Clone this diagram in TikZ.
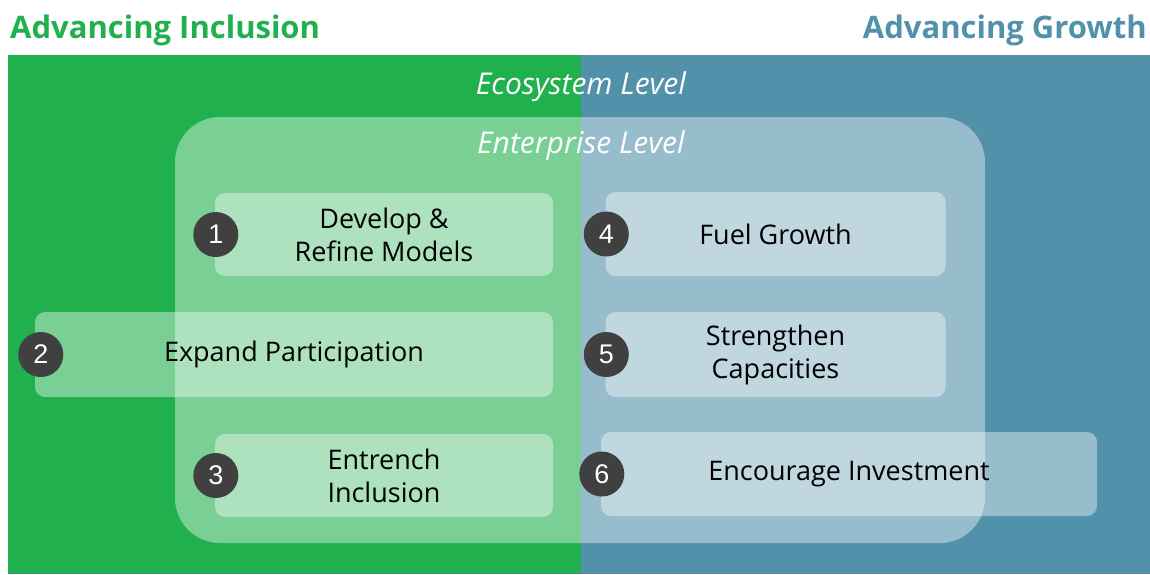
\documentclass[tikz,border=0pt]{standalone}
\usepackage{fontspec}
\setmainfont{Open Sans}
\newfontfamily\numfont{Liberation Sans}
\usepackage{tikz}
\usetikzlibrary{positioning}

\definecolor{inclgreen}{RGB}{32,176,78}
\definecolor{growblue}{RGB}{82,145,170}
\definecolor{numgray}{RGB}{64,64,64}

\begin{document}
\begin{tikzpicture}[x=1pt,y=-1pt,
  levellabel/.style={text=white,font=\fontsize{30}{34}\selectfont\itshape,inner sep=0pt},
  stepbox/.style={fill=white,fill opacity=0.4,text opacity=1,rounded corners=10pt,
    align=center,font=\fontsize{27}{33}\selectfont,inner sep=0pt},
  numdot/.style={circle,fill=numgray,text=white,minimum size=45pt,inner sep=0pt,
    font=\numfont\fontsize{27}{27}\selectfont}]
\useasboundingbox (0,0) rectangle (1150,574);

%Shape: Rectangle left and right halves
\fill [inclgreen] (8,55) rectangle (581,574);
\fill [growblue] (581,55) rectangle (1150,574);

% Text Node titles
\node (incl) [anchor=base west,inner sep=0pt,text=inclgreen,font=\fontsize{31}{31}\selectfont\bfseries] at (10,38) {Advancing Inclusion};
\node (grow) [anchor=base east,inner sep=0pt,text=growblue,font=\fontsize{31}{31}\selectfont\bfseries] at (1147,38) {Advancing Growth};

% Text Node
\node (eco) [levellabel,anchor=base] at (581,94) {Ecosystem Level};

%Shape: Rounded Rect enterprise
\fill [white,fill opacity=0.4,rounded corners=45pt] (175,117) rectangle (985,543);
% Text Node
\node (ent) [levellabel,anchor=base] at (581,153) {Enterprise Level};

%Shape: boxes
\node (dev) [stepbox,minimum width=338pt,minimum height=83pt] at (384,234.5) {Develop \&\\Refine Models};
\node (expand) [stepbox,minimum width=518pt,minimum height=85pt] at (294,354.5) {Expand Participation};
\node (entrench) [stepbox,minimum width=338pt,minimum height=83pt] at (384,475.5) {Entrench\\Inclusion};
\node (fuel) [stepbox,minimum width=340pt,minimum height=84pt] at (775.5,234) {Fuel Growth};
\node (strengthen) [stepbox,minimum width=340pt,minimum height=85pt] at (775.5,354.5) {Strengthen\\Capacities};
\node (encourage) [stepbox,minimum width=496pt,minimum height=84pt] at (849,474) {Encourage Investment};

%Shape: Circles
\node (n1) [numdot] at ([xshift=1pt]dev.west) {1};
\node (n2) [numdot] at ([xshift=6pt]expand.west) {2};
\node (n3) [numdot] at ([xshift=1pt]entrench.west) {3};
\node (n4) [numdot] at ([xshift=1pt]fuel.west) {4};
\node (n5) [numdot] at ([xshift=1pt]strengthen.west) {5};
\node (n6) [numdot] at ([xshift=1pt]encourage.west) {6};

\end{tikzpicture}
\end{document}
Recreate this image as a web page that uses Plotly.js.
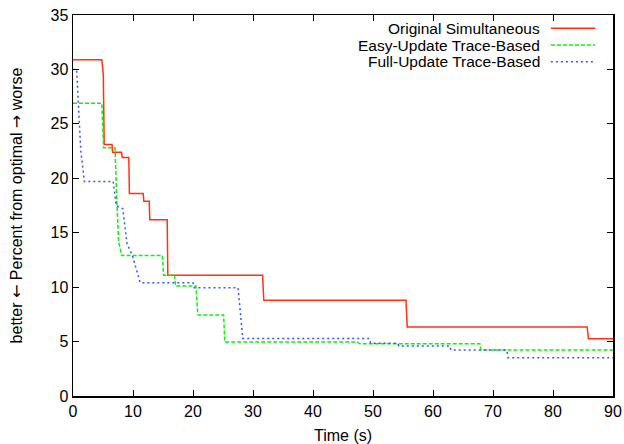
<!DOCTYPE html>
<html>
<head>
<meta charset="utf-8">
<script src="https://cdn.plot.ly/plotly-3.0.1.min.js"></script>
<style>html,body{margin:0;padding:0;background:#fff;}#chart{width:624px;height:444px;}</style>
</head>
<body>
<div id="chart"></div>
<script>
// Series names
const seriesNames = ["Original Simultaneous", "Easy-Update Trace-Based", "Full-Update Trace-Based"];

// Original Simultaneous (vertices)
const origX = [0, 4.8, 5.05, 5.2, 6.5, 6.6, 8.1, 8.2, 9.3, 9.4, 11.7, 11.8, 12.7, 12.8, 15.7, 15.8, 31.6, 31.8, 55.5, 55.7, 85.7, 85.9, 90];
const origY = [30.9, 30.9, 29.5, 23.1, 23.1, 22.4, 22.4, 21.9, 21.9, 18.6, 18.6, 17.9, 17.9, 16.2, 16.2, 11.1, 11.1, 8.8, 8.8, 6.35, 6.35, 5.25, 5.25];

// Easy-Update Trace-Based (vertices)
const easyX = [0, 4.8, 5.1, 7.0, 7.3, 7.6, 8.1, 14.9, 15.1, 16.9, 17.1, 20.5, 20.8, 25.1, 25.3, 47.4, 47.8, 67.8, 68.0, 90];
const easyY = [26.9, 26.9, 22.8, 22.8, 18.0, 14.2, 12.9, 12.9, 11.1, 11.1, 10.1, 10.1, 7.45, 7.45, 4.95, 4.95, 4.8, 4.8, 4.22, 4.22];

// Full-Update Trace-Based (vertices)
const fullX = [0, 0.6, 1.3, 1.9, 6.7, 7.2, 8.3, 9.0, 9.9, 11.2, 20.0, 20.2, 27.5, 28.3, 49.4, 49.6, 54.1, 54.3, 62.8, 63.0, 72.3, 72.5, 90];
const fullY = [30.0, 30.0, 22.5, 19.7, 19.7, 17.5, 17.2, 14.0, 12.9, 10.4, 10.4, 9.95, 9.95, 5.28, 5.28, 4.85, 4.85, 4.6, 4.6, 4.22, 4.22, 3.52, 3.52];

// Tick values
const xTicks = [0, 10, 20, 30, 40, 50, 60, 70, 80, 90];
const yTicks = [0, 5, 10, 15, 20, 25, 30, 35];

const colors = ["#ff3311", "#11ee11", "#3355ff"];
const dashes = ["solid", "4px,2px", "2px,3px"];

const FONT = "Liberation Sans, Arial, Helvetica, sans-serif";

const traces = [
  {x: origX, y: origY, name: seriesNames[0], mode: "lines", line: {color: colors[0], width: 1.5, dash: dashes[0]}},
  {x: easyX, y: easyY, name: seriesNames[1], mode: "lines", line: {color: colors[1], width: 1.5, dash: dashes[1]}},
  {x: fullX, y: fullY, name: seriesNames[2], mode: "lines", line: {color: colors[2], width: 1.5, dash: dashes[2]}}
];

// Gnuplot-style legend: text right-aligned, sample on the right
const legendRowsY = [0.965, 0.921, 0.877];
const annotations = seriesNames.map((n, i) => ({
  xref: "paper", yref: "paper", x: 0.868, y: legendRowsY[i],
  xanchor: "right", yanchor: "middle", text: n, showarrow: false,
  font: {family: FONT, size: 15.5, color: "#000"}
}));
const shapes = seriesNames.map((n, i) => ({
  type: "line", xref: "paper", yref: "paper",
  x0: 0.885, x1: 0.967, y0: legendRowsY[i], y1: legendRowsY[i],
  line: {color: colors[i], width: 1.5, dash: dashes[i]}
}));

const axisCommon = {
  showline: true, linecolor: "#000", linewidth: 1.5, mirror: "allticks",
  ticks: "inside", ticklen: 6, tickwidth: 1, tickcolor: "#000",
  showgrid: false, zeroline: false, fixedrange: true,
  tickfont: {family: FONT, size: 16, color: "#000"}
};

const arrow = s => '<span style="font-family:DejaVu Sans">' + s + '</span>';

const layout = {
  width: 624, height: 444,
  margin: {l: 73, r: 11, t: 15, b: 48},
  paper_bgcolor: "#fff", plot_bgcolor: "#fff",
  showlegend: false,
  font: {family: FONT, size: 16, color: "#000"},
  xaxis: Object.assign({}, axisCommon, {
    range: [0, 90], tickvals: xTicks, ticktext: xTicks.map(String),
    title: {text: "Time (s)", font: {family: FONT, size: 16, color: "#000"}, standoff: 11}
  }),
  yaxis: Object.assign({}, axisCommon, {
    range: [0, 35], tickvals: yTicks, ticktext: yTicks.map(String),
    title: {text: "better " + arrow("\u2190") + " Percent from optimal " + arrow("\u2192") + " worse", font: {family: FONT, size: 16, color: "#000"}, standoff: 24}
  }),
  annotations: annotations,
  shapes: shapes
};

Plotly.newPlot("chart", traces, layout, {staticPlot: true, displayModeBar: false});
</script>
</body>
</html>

________

#### [Given exercise]
Copy the listing word for word, excluding its pictures.

#### [Output of the task]
Clone this diagram in TikZ.
\documentclass[tikz,border=0pt]{standalone}
\usepackage{fontspec}
\setmainfont{Open Sans}
\newfontfamily\numfont{Liberation Sans}
\usepackage{tikz}
\usetikzlibrary{positioning}

\definecolor{inclgreen}{RGB}{32,176,78}
\definecolor{growblue}{RGB}{82,145,170}
\definecolor{numgray}{RGB}{64,64,64}

\begin{document}
\begin{tikzpicture}[x=1pt,y=-1pt,
  levellabel/.style={text=white,font=\fontsize{30}{34}\selectfont\itshape,inner sep=0pt},
  stepbox/.style={fill=white,fill opacity=0.4,text opacity=1,rounded corners=10pt,
    align=center,font=\fontsize{27}{33}\selectfont,inner sep=0pt},
  numdot/.style={circle,fill=numgray,text=white,minimum size=45pt,inner sep=0pt,
    font=\numfont\fontsize{27}{27}\selectfont}]
\useasboundingbox (0,0) rectangle (1150,574);

%Shape: Rectangle left and right halves
\fill [inclgreen] (8,55) rectangle (581,574);
\fill [growblue] (581,55) rectangle (1150,574);

% Text Node titles
\node (incl) [anchor=base west,inner sep=0pt,text=inclgreen,font=\fontsize{31}{31}\selectfont\bfseries] at (10,38) {Advancing Inclusion};
\node (grow) [anchor=base east,inner sep=0pt,text=growblue,font=\fontsize{31}{31}\selectfont\bfseries] at (1147,38) {Advancing Growth};

% Text Node
\node (eco) [levellabel,anchor=base] at (581,94) {Ecosystem Level};

%Shape: Rounded Rect enterprise
\fill [white,fill opacity=0.4,rounded corners=45pt] (175,117) rectangle (985,543);
% Text Node
\node (ent) [levellabel,anchor=base] at (581,153) {Enterprise Level};

%Shape: boxes
\node (dev) [stepbox,minimum width=338pt,minimum height=83pt] at (384,234.5) {Develop \&\\Refine Models};
\node (expand) [stepbox,minimum width=518pt,minimum height=85pt] at (294,354.5) {Expand Participation};
\node (entrench) [stepbox,minimum width=338pt,minimum height=83pt] at (384,475.5) {Entrench\\Inclusion};
\node (fuel) [stepbox,minimum width=340pt,minimum height=84pt] at (775.5,234) {Fuel Growth};
\node (strengthen) [stepbox,minimum width=340pt,minimum height=85pt] at (775.5,354.5) {Strengthen\\Capacities};
\node (encourage) [stepbox,minimum width=496pt,minimum height=84pt] at (849,474) {Encourage Investment};

%Shape: Circles
\node (n1) [numdot] at ([xshift=1pt]dev.west) {1};
\node (n2) [numdot] at ([xshift=6pt]expand.west) {2};
\node (n3) [numdot] at ([xshift=1pt]entrench.west) {3};
\node (n4) [numdot] at ([xshift=1pt]fuel.west) {4};
\node (n5) [numdot] at ([xshift=1pt]strengthen.west) {5};
\node (n6) [numdot] at ([xshift=1pt]encourage.west) {6};

\end{tikzpicture}
\end{document}
Recreate this image as a web page that uses Plotly.js.
<!DOCTYPE html>
<html>
<head>
<meta charset="utf-8">
<script src="https://cdn.plot.ly/plotly-3.0.1.min.js"></script>
<style>html,body{margin:0;padding:0;background:#fff;}#chart{width:624px;height:444px;}</style>
</head>
<body>
<div id="chart"></div>
<script>
// Series names
const seriesNames = ["Original Simultaneous", "Easy-Update Trace-Based", "Full-Update Trace-Based"];

// Original Simultaneous (vertices)
const origX = [0, 4.8, 5.05, 5.2, 6.5, 6.6, 8.1, 8.2, 9.3, 9.4, 11.7, 11.8, 12.7, 12.8, 15.7, 15.8, 31.6, 31.8, 55.5, 55.7, 85.7, 85.9, 90];
const origY = [30.9, 30.9, 29.5, 23.1, 23.1, 22.4, 22.4, 21.9, 21.9, 18.6, 18.6, 17.9, 17.9, 16.2, 16.2, 11.1, 11.1, 8.8, 8.8, 6.35, 6.35, 5.25, 5.25];

// Easy-Update Trace-Based (vertices)
const easyX = [0, 4.8, 5.1, 7.0, 7.3, 7.6, 8.1, 14.9, 15.1, 16.9, 17.1, 20.5, 20.8, 25.1, 25.3, 47.4, 47.8, 67.8, 68.0, 90];
const easyY = [26.9, 26.9, 22.8, 22.8, 18.0, 14.2, 12.9, 12.9, 11.1, 11.1, 10.1, 10.1, 7.45, 7.45, 4.95, 4.95, 4.8, 4.8, 4.22, 4.22];

// Full-Update Trace-Based (vertices)
const fullX = [0, 0.6, 1.3, 1.9, 6.7, 7.2, 8.3, 9.0, 9.9, 11.2, 20.0, 20.2, 27.5, 28.3, 49.4, 49.6, 54.1, 54.3, 62.8, 63.0, 72.3, 72.5, 90];
const fullY = [30.0, 30.0, 22.5, 19.7, 19.7, 17.5, 17.2, 14.0, 12.9, 10.4, 10.4, 9.95, 9.95, 5.28, 5.28, 4.85, 4.85, 4.6, 4.6, 4.22, 4.22, 3.52, 3.52];

// Tick values
const xTicks = [0, 10, 20, 30, 40, 50, 60, 70, 80, 90];
const yTicks = [0, 5, 10, 15, 20, 25, 30, 35];

const colors = ["#ff3311", "#11ee11", "#3355ff"];
const dashes = ["solid", "4px,2px", "2px,3px"];

const FONT = "Liberation Sans, Arial, Helvetica, sans-serif";

const traces = [
  {x: origX, y: origY, name: seriesNames[0], mode: "lines", line: {color: colors[0], width: 1.5, dash: dashes[0]}},
  {x: easyX, y: easyY, name: seriesNames[1], mode: "lines", line: {color: colors[1], width: 1.5, dash: dashes[1]}},
  {x: fullX, y: fullY, name: seriesNames[2], mode: "lines", line: {color: colors[2], width: 1.5, dash: dashes[2]}}
];

// Gnuplot-style legend: text right-aligned, sample on the right
const legendRowsY = [0.965, 0.921, 0.877];
const annotations = seriesNames.map((n, i) => ({
  xref: "paper", yref: "paper", x: 0.868, y: legendRowsY[i],
  xanchor: "right", yanchor: "middle", text: n, showarrow: false,
  font: {family: FONT, size: 15.5, color: "#000"}
}));
const shapes = seriesNames.map((n, i) => ({
  type: "line", xref: "paper", yref: "paper",
  x0: 0.885, x1: 0.967, y0: legendRowsY[i], y1: legendRowsY[i],
  line: {color: colors[i], width: 1.5, dash: dashes[i]}
}));

const axisCommon = {
  showline: true, linecolor: "#000", linewidth: 1.5, mirror: "allticks",
  ticks: "inside", ticklen: 6, tickwidth: 1, tickcolor: "#000",
  showgrid: false, zeroline: false, fixedrange: true,
  tickfont: {family: FONT, size: 16, color: "#000"}
};

const arrow = s => '<span style="font-family:DejaVu Sans">' + s + '</span>';

const layout = {
  width: 624, height: 444,
  margin: {l: 73, r: 11, t: 15, b: 48},
  paper_bgcolor: "#fff", plot_bgcolor: "#fff",
  showlegend: false,
  font: {family: FONT, size: 16, color: "#000"},
  xaxis: Object.assign({}, axisCommon, {
    range: [0, 90], tickvals: xTicks, ticktext: xTicks.map(String),
    title: {text: "Time (s)", font: {family: FONT, size: 16, color: "#000"}, standoff: 11}
  }),
  yaxis: Object.assign({}, axisCommon, {
    range: [0, 35], tickvals: yTicks, ticktext: yTicks.map(String),
    title: {text: "better " + arrow("\u2190") + " Percent from optimal " + arrow("\u2192") + " worse", font: {family: FONT, size: 16, color: "#000"}, standoff: 24}
  }),
  annotations: annotations,
  shapes: shapes
};

Plotly.newPlot("chart", traces, layout, {staticPlot: true, displayModeBar: false});
</script>
</body>
</html>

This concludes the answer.